A gun may — may — allow a woman walking home alone at night to scare off a would-be assailant. But reducing the problem of sexual harassment and assault to such a specific, archetypal scenario misses a much bigger picture that’s messy and maddening. For women who are subtly but persistently harassed by their bosses, there can be a lot to contend with: complicated power dynamics, institutional politics, and a lot to lose for the women themselves, financially and otherwise.

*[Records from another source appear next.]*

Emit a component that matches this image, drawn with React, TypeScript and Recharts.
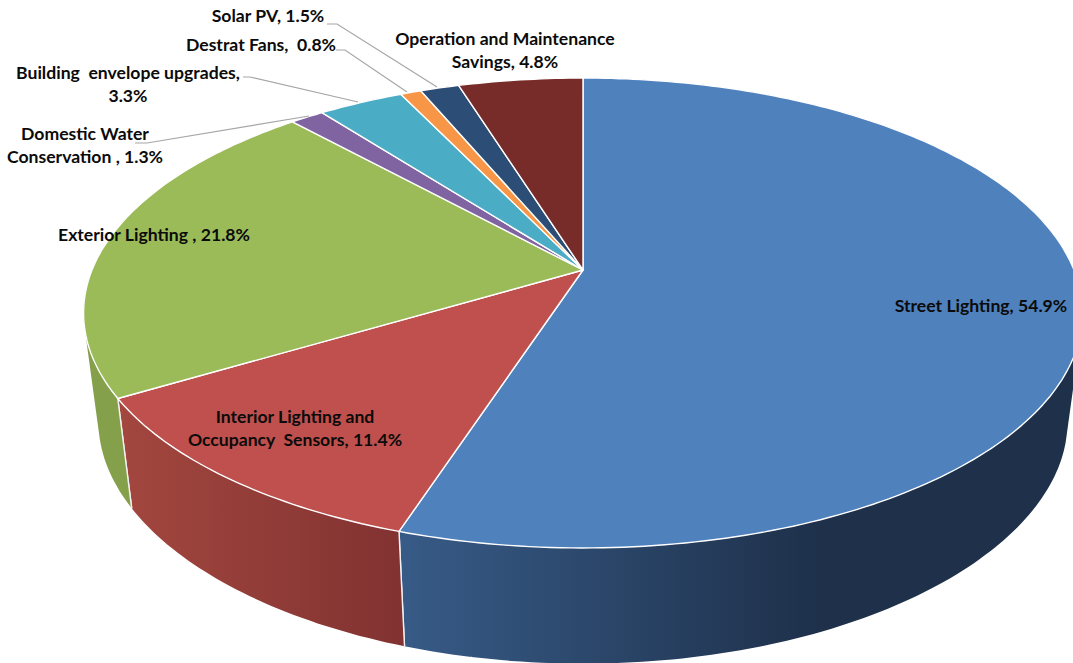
import React from 'react';
import { PieChart, Pie } from 'recharts';

const categories = [
  'Street Lighting',
  'Interior Lighting and Occupancy Sensors',
  'Exterior Lighting',
  'Domestic Water Conservation',
  'Building envelope upgrades',
  'Destrat Fans',
  'Solar PV',
  'Operation and Maintenance Savings',
];
const shares = [54.9, 11.4, 21.8, 1.3, 3.3, 0.8, 1.5, 4.8];
const labelLines = [
  ['Street Lighting, 54.9%'],
  ['Interior Lighting and', 'Occupancy  Sensors, 11.4%'],
  ['Exterior Lighting , 21.8%'],
  ['Domestic Water', 'Conservation , 1.3%'],
  ['Building  envelope upgrades,', '3.3%'],
  ['Destrat Fans,  0.8%'],
  ['Solar PV, 1.5%'],
  ['Operation and Maintenance', 'Savings, 4.8%'],
];

const topColors = ['#4f81bd', '#c0504d', '#9bbb59', '#8064a2', '#4bacc6', '#f79646', '#2c4d75', '#772c2a'];
// left and right shade of each slice's side wall, and where the right shade is reached
const wallShades = [
  ['#375b87', '#1e304a'],
  ['#a3473f', '#813231'],
  ['#84a04a', '#84a04a'],
  ['#5f4a7a', '#5f4a7a'],
  ['#38808f', '#38808f'],
  ['#b86f34', '#b86f34'],
  ['#213a58', '#213a58'],
  ['#59211f', '#59211f'],
];
const wallFade = [0.62, 1, 1, 1, 1, 1, 1, 1];

// label anchor and baselines, leader line points where the label sits off the pie
const labelX = [981, 295, 154, 85, 128, 261, 268, 505];
const labelY = [312, 423, 241, 140, 79, 51, 22, 45];
const leaders: (number[][] | null)[] = [
  null,
  null,
  null,
  [[135, 143], [147, 143], [309, 116]],
  [[243, 77], [250, 77], [358, 102]],
  [[336, 50], [345, 50], [407, 92]],
  [[327, 24], [337, 24], [437, 87]],
  null,
];

const CX = 583;
const CY = 270;
const RADIUS = 491;
const TILT = 0.4625; // vertical squash of the disc
const PERSPECTIVE = 0.183; // front edge closer to the viewer than the back edge
const LOWER_SCALE = 0.97;

// project a recharts polar angle onto the tilted disc, relative to the apex
const project = (deg: number, radius: number) => {
  const a = ((90 - deg) * Math.PI) / 180;
  const u = Math.sin(a);
  const v = -Math.cos(a);
  const w = 1 - PERSPECTIVE * v;
  return [(radius * u) / w, (radius * TILT * v) / w];
};

// same angle on the bottom rim of the pie
const projectLower = (deg: number, radius: number) => {
  const p = project(deg, radius);
  const v = -Math.cos(((90 - deg) * Math.PI) / 180);
  return [p[0] * LOWER_SCALE, p[1] * LOWER_SCALE + 110 + 14 * v * v];
};

const angleSteps = (start: number, end: number) => {
  const steps = Math.max(2, Math.ceil(Math.abs(end - start)));
  const out: number[] = [];
  for (let i = 0; i <= steps; i++) out.push(start + ((end - start) * i) / steps);
  return out;
};

const toPath = (pts: number[][]) =>
  pts.map((p, i) => `${i === 0 ? 'M' : 'L'}${p[0].toFixed(1)} ${p[1].toFixed(1)}`).join(' ') + ' Z';

const signedArea = (pts: number[][]) =>
  pts.reduce((sum, p, i) => {
    const q = pts[(i + 1) % pts.length];
    return sum + p[0] * q[1] - q[0] * p[1];
  }, 0);

const TopSlice = (props: any) => {
  const { cx, cy, outerRadius, startAngle, endAngle, fill } = props;
  const pts = [[0, 0], ...angleSteps(startAngle, endAngle).map((a) => project(a, outerRadius))];
  return (
    <path
      d={toPath(pts)}
      transform={`translate(${cx} ${cy})`}
      fill={fill}
      stroke="#ffffff"
      strokeWidth={1.4}
      strokeLinejoin="round"
    />
  );
};

const WallSlice = (props: any) => {
  const { cx, cy, outerRadius, startAngle, endAngle, index } = props;
  const angles = angleSteps(startAngle, endAngle);
  // one quad per step, all wound the same way so the fold at the silhouette stays filled
  const quads = angles.slice(1).map((a, i) => {
    const b = angles[i];
    const quad = [project(b, outerRadius), project(a, outerRadius), projectLower(a, outerRadius), projectLower(b, outerRadius)];
    return toPath(signedArea(quad) < 0 ? quad.reverse() : quad);
  });
  const edge = (a: number) => toPath([project(a, outerRadius), projectLower(a, outerRadius)]);
  const id = `wall-${index}`;
  return (
    <g transform={`translate(${cx} ${cy})`}>
      <defs>
        <linearGradient id={id} x1="0" y1="0" x2="1" y2="0">
          <stop offset="0%" stopColor={wallShades[index][0]} />
          <stop offset={`${wallFade[index] * 100}%`} stopColor={wallShades[index][1]} />
        </linearGradient>
      </defs>
      <path d={quads.join(' ')} fill={`url(#${id})`} stroke="none" />
      <path d={`${edge(startAngle)} ${edge(endAngle)}`} fill="none" stroke="#f2f2f2" strokeWidth={1.4} />
    </g>
  );
};

const SliceLabel = (props: any) => {
  const { index } = props;
  const lines = labelLines[index];
  const leader = leaders[index];
  return (
    <g>
      {leader && (
        <polyline
          points={leader.map((p) => p.join(',')).join(' ')}
          fill="none"
          stroke="#a6a6a6"
          strokeWidth={1.2}
        />
      )}
      <text
        textAnchor="middle"
        fontFamily="Lato, 'Open Sans', sans-serif"
        fontWeight={700}
        fontSize={17.6}
        fill="#0b0b0b"
        xmlSpace="preserve"
      >
        {lines.map((line, i) => (
          <tspan key={i} x={labelX[index]} y={labelY[index] + i * 23}>
            {line}
          </tspan>
        ))}
      </text>
    </g>
  );
};

const data = categories.map((name, i) => ({ name, value: shares[i], fill: topColors[i] }));

export default function App() {
  return (
    <div style={{ position: 'fixed', left: 0, top: 0, width: 1073, height: 663, overflow: 'hidden', background: '#fff' }}>
      <PieChart width={1073} height={663} margin={{ top: 0, right: 0, bottom: 0, left: 0 }}>
        <Pie
          data={data}
          dataKey="value"
          nameKey="name"
          cx={CX}
          cy={CY}
          outerRadius={RADIUS}
          startAngle={90}
          endAngle={-270}
          stroke="none"
          shape={WallSlice}
          isAnimationActive={false}
        />
        <Pie
          data={data}
          dataKey="value"
          nameKey="name"
          cx={CX}
          cy={CY}
          outerRadius={RADIUS}
          startAngle={90}
          endAngle={-270}
          stroke="none"
          shape={TopSlice}
          label={SliceLabel}
          labelLine={false}
          isAnimationActive={false}
        />
      </PieChart>
    </div>
  );
}
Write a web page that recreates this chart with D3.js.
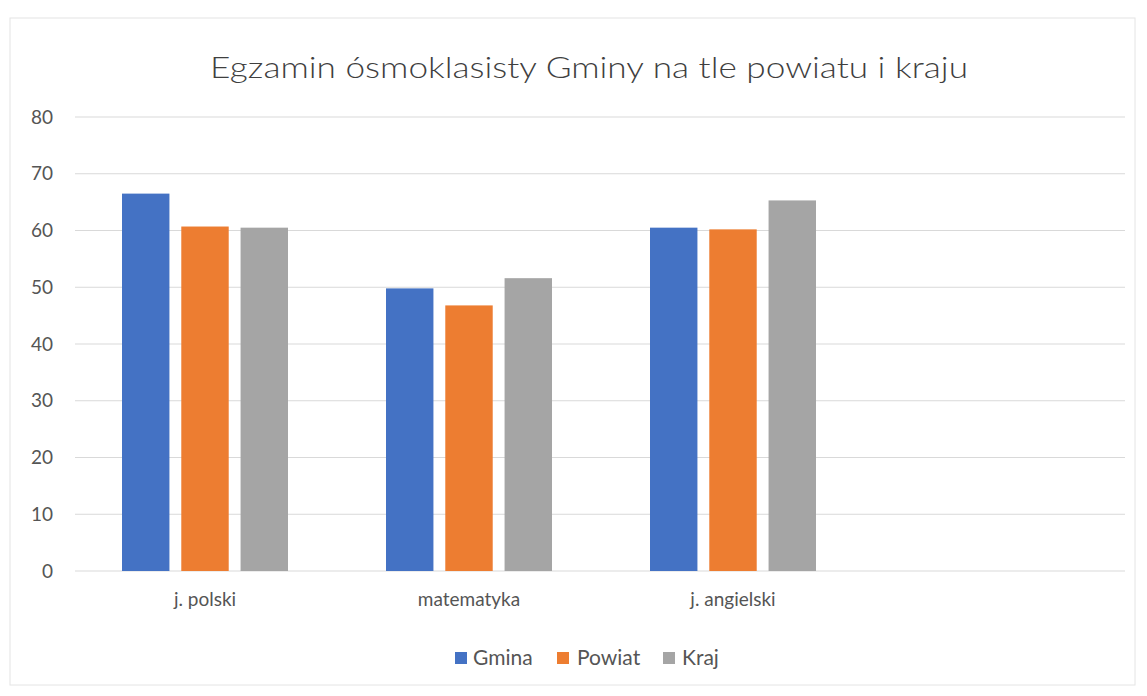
<!DOCTYPE html>
<html><head><meta charset="utf-8">
<script src="https://cdn.jsdelivr.net/npm/d3@7"></script>
<style>body{margin:0;background:#fff;} svg{display:block;}</style>
</head><body>
<script>
const categories = ["j. polski", "matematyka", "j. angielski", ""];
const seriesNames = ["Gmina", "Powiat", "Kraj"];
const gmina = [66.5, 49.8, 60.5, null];
const powiat = [60.7, 46.8, 60.2, null];
const kraj = [60.5, 51.6, 65.3, null];
const yTicks = [0, 10, 20, 30, 40, 50, 60, 70, 80];
const colors = ["#4472C4", "#ED7D31", "#A5A5A5"];
const titleText = "Egzamin ósmoklasisty Gminy na tle powiatu i kraju";

const W = 1147, H = 696;
const svg = d3.select("body").append("svg").attr("width", W).attr("height", H);
svg.append("rect").attr("x", 10).attr("y", 18).attr("width", 1125).attr("height", 667)
  .attr("fill", "#fff").attr("stroke", "#e4e4e4");

const font = "Lato, 'Open Sans', sans-serif";
const y = d3.scaleLinear().domain([0, 80]).range([571, 117]);
const x0 = d3.scaleBand().domain(categories).range([73, 1129]);
const x1 = d3.scaleBand().domain(seriesNames).range([0, 166]).paddingInner(0.2);

// gridlines
svg.append("g").selectAll("line").data(yTicks).join("line")
  .attr("x1", 75).attr("x2", 1125)
  .attr("y1", d => y(d)).attr("y2", d => y(d))
  .attr("stroke", "#d9d9d9").attr("stroke-width", 1);

// y axis labels
const yAxis = d3.axisLeft(y).tickValues(yTicks).tickSize(0).tickPadding(0);
const ga = svg.append("g").attr("transform", "translate(53,0)").call(yAxis);
ga.select(".domain").remove();
ga.selectAll("text").attr("font-family", font).attr("font-size", 19).attr("fill", "#555");

// bars
const values = [gmina, powiat, kraj];
const rows = [];
categories.forEach((c, i) => seriesNames.forEach((s, j) => {
  if (values[j][i] != null) rows.push({c, s, v: values[j][i], j});
}));
svg.append("g").selectAll("rect").data(rows).join("rect")
  .attr("x", d => x0(d.c) + x0.bandwidth() / 2 - 83 + x1(d.s))
  .attr("width", x1.bandwidth())
  .attr("y", d => y(d.v))
  .attr("height", d => y(0) - y(d.v))
  .attr("fill", d => colors[d.j]);

// category labels
const xAxis = d3.axisBottom(x0).tickSize(0).tickPadding(0);
const gx = svg.append("g").attr("transform", "translate(0,606)").call(xAxis);
gx.select(".domain").remove();
gx.selectAll("text").attr("font-family", font).attr("font-size", 19).attr("fill", "#555").attr("dy", 0).attr("y", 0);

// title
svg.append("text").attr("x", 589).attr("y", 78).attr("text-anchor", "middle")
  .attr("font-family", font).attr("font-size", 30).attr("font-weight", 300).attr("fill", "#3f3f3f")
  .attr("textLength", 758).attr("lengthAdjust", "spacingAndGlyphs")
  .text(titleText);

// legend
const legSq = [455, 557, 663];
const legTx = [473, 577, 682];
const lg = svg.append("g").selectAll("g").data(seriesNames).join("g");
lg.append("rect").attr("x", (d, i) => legSq[i]).attr("y", 652).attr("width", 12).attr("height", 12)
  .attr("fill", (d, i) => colors[i]);
lg.append("text").attr("x", (d, i) => legTx[i]).attr("y", 665).attr("font-family", font).attr("font-size", 21)
  .attr("fill", "#555").text(d => d);
</script>
</body></html>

Many female celebrities have been, at one time or another, harassed or assaulted by powerful men. Should they have whipped out a pistol and quit? In a post-Anita Hill world, we can’t ignore the fact that women who come forward risk having their lives torn apart. Even today, a substantial portion of Americans won’t accept that Roy Moore — or Al Franken, or Dustin Hoffman, or Jeffrey Tambor — did what his accusers claim unless a trial is held and he is found guilty. Personally, I’d rather err on the side of believing the victims and risk getting it wrong a statistically tiny number of times.
Cates wants us, as a society, to “hit the reset button on our values.” I agree that winds of change are well overdue. However, she and I disagree about which values we need to “reset” to. I’d suggest comprehensive sex education that emphasizes consent. I’d recommend not weakening campus sexual assault investigation guidelines. And I’d push for an understanding of gender, sexuality, and systems of oppression that doesn’t just pin the blame for sexual misconduct on individuals, call for a return to “traditional virtues” (whatever those might be), and scapegoat porn for the 600,000th time. (It “inspires too many men to act on carnal impulses,” Cates writes. Source, please?)
This country’s increasing diversity is a genie you can’t put back in the bottle, though it’s hard for me to understand why anyone would want to. Defenders of “traditional virtues” may feel under attack at the moment, but it’s still America’s immigrants, Muslims, people of color, LGBT folks, and women — among other people groups — who face most of the harassment and violence. If conservatives like Cates truly want to improve our country, they should bear that in mind.